■ **Required work**
Skip the pictures. Set down, word for word, the lines from the start of the material up to and including the line with "usually starts to".
-- start of Stored data --
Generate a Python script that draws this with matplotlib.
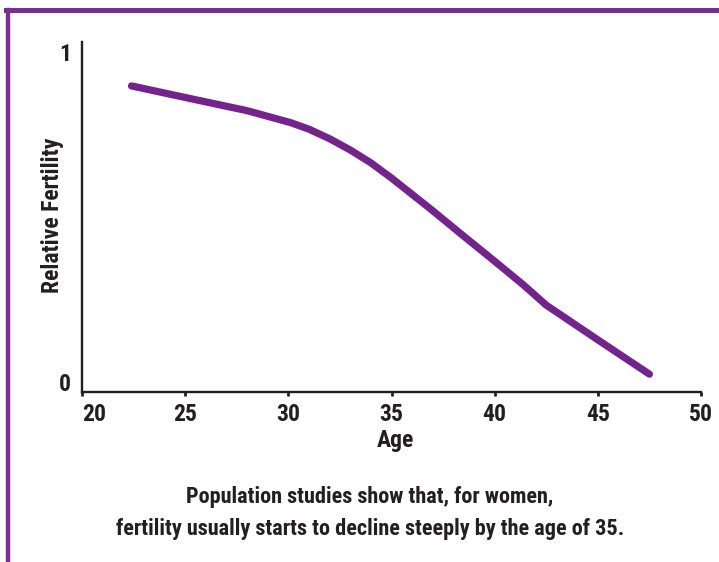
import matplotlib
matplotlib.use("Agg")
import matplotlib.pyplot as plt
from matplotlib import font_manager as fm

ages = [22.4, 25.0, 28.0, 30.1, 31.0, 32.0, 33.0, 34.0, 35.0, 36.9, 38.5, 40.0, 41.4, 42.5, 45.0, 47.5]
fertility = [0.897, 0.862, 0.822, 0.786, 0.766, 0.737, 0.703, 0.664, 0.618, 0.524, 0.442, 0.366, 0.294, 0.233, 0.128, 0.024]
x_ticks = [20, 25, 30, 35, 40, 45, 50]
y_ticks = [0, 1]
x_label = "Age"
y_label = "Relative Fertility"
caption = ["Population studies show that, for women,",
           "fertility usually starts to decline steeply by the age of 35."]

names = {f.name for f in fm.fontManager.ttflist}
fam = [f for f in ["Liberation Sans Narrow", "Roboto Condensed", "Open Sans Condensed", "DejaVu Sans Condensed", "DejaVu Sans"] if f in names]
plt.rcParams['font.family'] = fam
plt.rcParams['font.weight'] = 'bold'

INK = "#231F20"
PURPLE = "#74238C"
W, H = 719, 562
fig = plt.figure(figsize=(W/100, H/100), dpi=100)
fig.patch.set_facecolor("white")

# border (left and top)
fig.add_artist(plt.Line2D([8/W, 8/W], [0, 1 - 9.5/H], color="#7B2D91", lw=3.2, transform=fig.transFigure))
fig.add_artist(plt.Line2D([6/W, 1], [1 - 9.5/H, 1 - 9.5/H], color="#7B2D91", lw=3.6, transform=fig.transFigure))

ax = fig.add_axes([82/W, 1 - 392/H, (701 - 82)/W, (392 - 42)/H])
ax.plot(ages, fertility, color=PURPLE, lw=5.2, solid_capstyle='round', solid_joinstyle='round')
ax.set_xlim(20, 50)
ax.set_ylim(-0.03, 1.03)
for s in ["top", "right"]:
    ax.spines[s].set_visible(False)
for s in ["left", "bottom"]:
    ax.spines[s].set_color(INK)
    ax.spines[s].set_linewidth(1.7)
ax.set_xticks(x_ticks)
ax.set_xticklabels([str(t) for t in x_ticks], fontsize=17, fontweight='bold', color=INK)
ax.set_yticks(y_ticks)
ax.set_yticklabels([str(t) for t in y_ticks], fontsize=17, fontweight='bold', color=INK)
ax.tick_params(axis='x', length=3, width=2, color=INK, pad=5)
ax.tick_params(axis='y', length=0, pad=8)
ax.get_xticklabels()[0].set_horizontalalignment('left')

fig.text(395/W, 1 - 441/H, x_label, ha='center', va='center', fontsize=17, fontweight='bold', color=INK)
fig.text(52/W, 1 - 215/H, y_label, ha='center', va='center', rotation=90, fontsize=17, fontweight='bold', color=INK)
fig.text(370/W, 1 - 497/H, caption[0], ha='center', va='center', fontsize=16, fontweight='bold', color=INK)
fig.text(370/W, 1 - 529/H, caption[1], ha='center', va='center', fontsize=16, fontweight='bold', color=INK)

fig.savefig("out.png", dpi=100, facecolor="white")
-- end of Stored data --
■ **Output**
Generate a Python script that draws this with matplotlib.
import matplotlib
matplotlib.use("Agg")
import matplotlib.pyplot as plt
from matplotlib import font_manager as fm

ages = [22.4, 25.0, 28.0, 30.1, 31.0, 32.0, 33.0, 34.0, 35.0, 36.9, 38.5, 40.0, 41.4, 42.5, 45.0, 47.5]
fertility = [0.897, 0.862, 0.822, 0.786, 0.766, 0.737, 0.703, 0.664, 0.618, 0.524, 0.442, 0.366, 0.294, 0.233, 0.128, 0.024]
x_ticks = [20, 25, 30, 35, 40, 45, 50]
y_ticks = [0, 1]
x_label = "Age"
y_label = "Relative Fertility"
caption = ["Population studies show that, for women,",
           "fertility usually starts to decline steeply by the age of 35."]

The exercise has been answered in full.